Europeans are waking up to the fact that Russia is trying to do by peaceful means what the Soviet Union once threatened by violent ones: overthrow democratic governments, James Kirchik writes for POLITICO:
Utilizing methods both overt (dissemination of “fake news” through propaganda instruments like RT and Sputnik) and covert (hacks and leaks), Russia is aiming to influence national elections across the Continent. Nowhere is this campaign more consequential than in Germany, Europe’s largest and richest power.
The Dutch government, like its German and French counterparts, fears that Russia is trying to influence the upcoming election through hacking schemes and by spreading fake news, DW reports.
But Russia’s hopes for a ‘Post-West’ world order are receding, says analyst Pavel Felgenhauer.
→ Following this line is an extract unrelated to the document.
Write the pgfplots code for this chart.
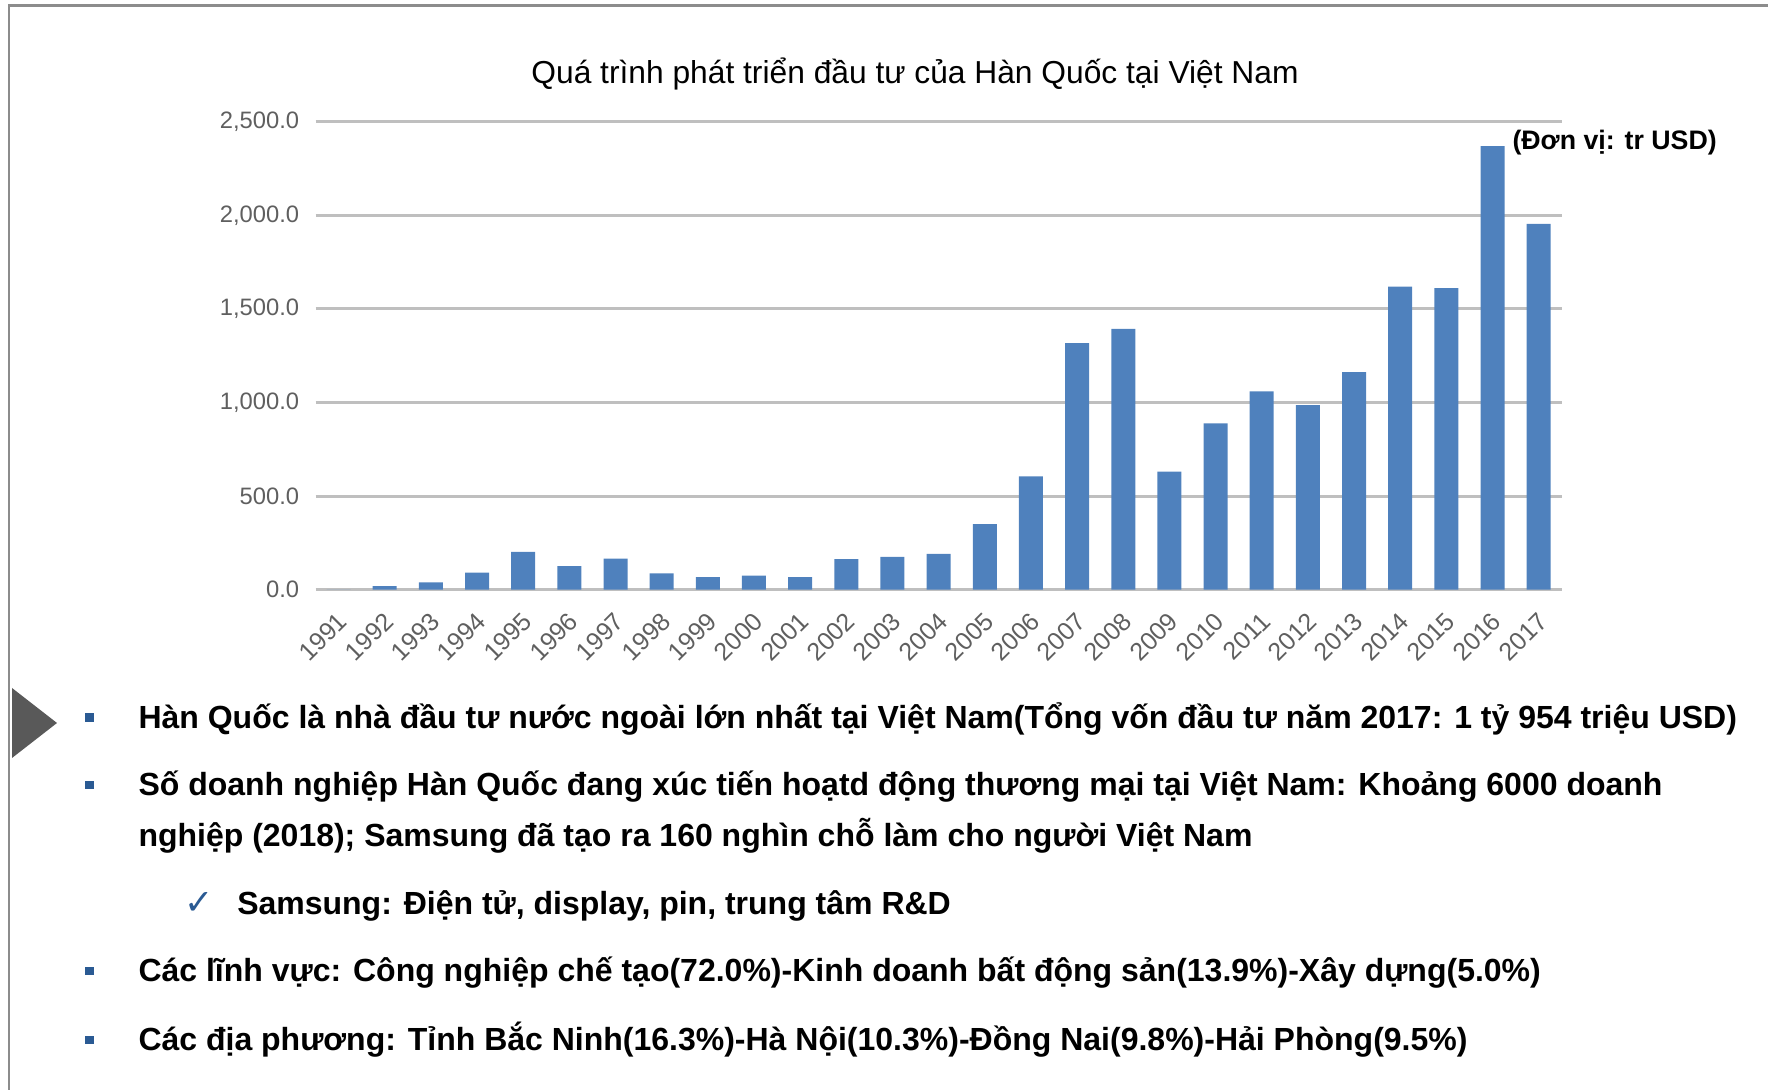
\documentclass[border=0pt]{standalone}
\usepackage{fontspec}
\setmainfont{Liberation Sans}
\newfontfamily\symfont{DejaVu Sans}
\usepackage{pgfplots}
\pgfplotsset{compat=1.18}
\definecolor{barblue}{HTML}{4F81BD}
\definecolor{gridgray}{HTML}{BFBFBF}
\definecolor{ticktext}{HTML}{5F5F5F}
\definecolor{bulletblue}{HTML}{2A5A93}
\definecolor{framegray}{HTML}{8C8C8C}
\definecolor{arrowgray}{HTML}{595959}

\begin{document}
\begin{tikzpicture}
\path[use as bounding box] (0,0) rectangle (707.2pt,436pt);
\draw[framegray, line width=0.9pt] (3.6pt,0pt) -- (3.6pt,433.8pt) -- (707.2pt,433.8pt);
\fill[arrowgray] (4.8pt,160.8pt) -- (22.8pt,146.8pt) -- (4.8pt,132.8pt) -- cycle;

\begin{axis}[
  at={(126.2pt,200.1pt)}, anchor=south west,
  scale only axis, width=498.5pt, height=187.2pt,
  xmin=-0.5, xmax=26.5, ymin=0, ymax=2500,
  axis line style={draw=none},
  major tick length=0pt,
  ymajorgrids, grid style={gridgray, line width=1.2pt},
  ytick={0,500,1000,1500,2000,2500},
  xtick={0,...,26},
  xticklabels={1991,1992,1993,1994,1995,1996,1997,1998,1999,2000,2001,2002,2003,2004,2005,2006,2007,2008,2009,2010,2011,2012,2013,2014,2015,2016,2017},
  /pgf/number format/assume math mode=true,
  yticklabel={\pgfmathprintnumber[fixed, fixed zerofill, precision=1, 1000 sep={,}]{\tick}},
  yticklabel style={font=\fontsize{9.5}{11}\selectfont, text=ticktext, anchor=east, xshift=-3pt},
  xticklabel style={rotate=45, anchor=north east, font=\fontsize{10}{11}\selectfont, text=ticktext, inner sep=1pt, xshift=-5.4pt, yshift=-4.2pt},
  ybar, bar width=9.6pt,
]
\addplot[fill=barblue, draw=none] coordinates {
(0,0) (1,19) (2,40) (3,92) (4,202) (5,126) (6,166) (7,88) (8,67) (9,76)
(10,67) (11,164) (12,175) (13,191) (14,351) (15,605) (16,1318) (17,1394) (18,631)
(19,889) (20,1060) (21,986) (22,1163) (23,1619) (24,1611) (25,2370) (26,1954)
};
\end{axis}

\node[anchor=base, inner sep=0pt, font=\fontsize{12.7}{14}\selectfont] at (366pt,402.7pt) {Quá trình phát triển đầu tư của Hàn Quốc tại Việt Nam};
\node[anchor=base west, inner sep=0pt, font=\bfseries\fontsize{10.7}{12}\selectfont] at (604.8pt,376pt) {(Đơn vị: tr USD)};

\begin{scope}[every node/.style={anchor=base west, inner sep=0pt, font=\bfseries\fontsize{12.8}{14}\selectfont}]
\node at (55.2pt,144.7pt) {Hàn Quốc là nhà đầu tư nước ngoài lớn nhất tại Việt Nam(Tổng vốn đầu tư năm 2017: 1 tỷ 954 triệu USD)};
\node at (55.2pt,117.6pt) {Số doanh nghiệp Hàn Quốc đang xúc tiến hoạtd động thương mại tại Việt Nam: Khoảng 6000 doanh};
\node at (55.2pt,97.3pt) {nghiệp (2018); Samsung đã tạo ra 160 nghìn chỗ làm cho người Việt Nam};
\node at (94.7pt,70.2pt) {Samsung: Điện tử, display, pin, trung tâm R\&D};
\node at (55.2pt,43.2pt) {Các lĩnh vực: Công nghiệp chế tạo(72.0\%)-Kinh doanh bất động sản(13.9\%)-Xây dựng(5.0\%)};
\node at (55.2pt,15.7pt) {Các địa phương: Tỉnh Bắc Ninh(16.3\%)-Hà Nội(10.3\%)-Đồng Nai(9.8\%)-Hải Phòng(9.5\%)};
\end{scope}
\node[anchor=base west, inner sep=0pt, text=bulletblue, font=\symfont\fontsize{14}{15}\selectfont] at (73.5pt,70.2pt) {✓};
\foreach \y in {144.7,117.6,43.2,15.7}{
  \fill[bulletblue] (34pt,\y pt+2.6pt) rectangle ++(3.4pt,3.4pt);
}
\end{tikzpicture}
\end{document}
“Of course Moscow will continue to actively troll upcoming European elections in the hopes that [German Chancellor Angela] Merkel may fall and [French centrist Presidential candidate Manuel] Macron does not become president, but the reliance on soft power and information warfare has demonstrated their inherent limitations,” he writes for Eurasia Daily Monitor
Russian generals in charge of threat assessments and national strategic planning surely understand the importance of information and cyber warfare but see it as an auxiliary force that can, at best, supplement “hard” military power. As the possible detente with the West falters, the defense ministry will be pressing the Kremlin for more tanks, jets and missiles—an outcome the Russian military will hardly see as disappointing.
The “post-truth” narratives promoted by the Kremlin are familiar to those who lived in totalitarian regimes, says analyst Vitaly Portnikov.
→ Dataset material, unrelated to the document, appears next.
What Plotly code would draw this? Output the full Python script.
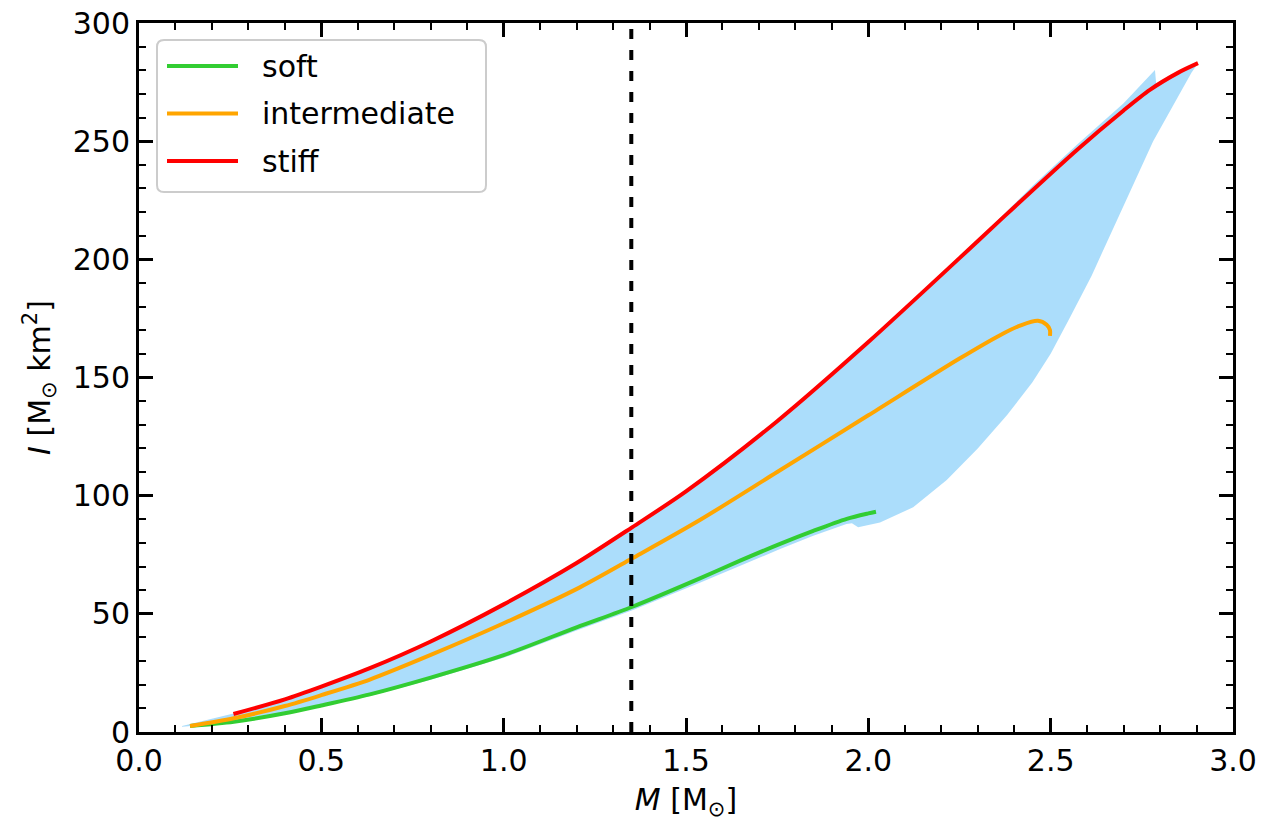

“The strength of the totalitarian regimes of the 20th century consisted in a return to the middle ages and from an era of knowledge to one of faith,” Portnikov says. Even as “the Western world with the help of new technologies consistently developed … the Bolsheviks converted their own ideology into a genuine religion” and their media into a “post-truth” one.
Soviet media “existed in a hermetically closed space. It did not compete. It invented facts and did not reflect them,” he added. “The customary agenda of a Soviet newspaper was flourishing in a time of hunger, ‘the rotting’ of capitalism, and stories of spies everywhere as a kind of children’s story for ‘the new Soviet man.’” (HT: Paul Goble).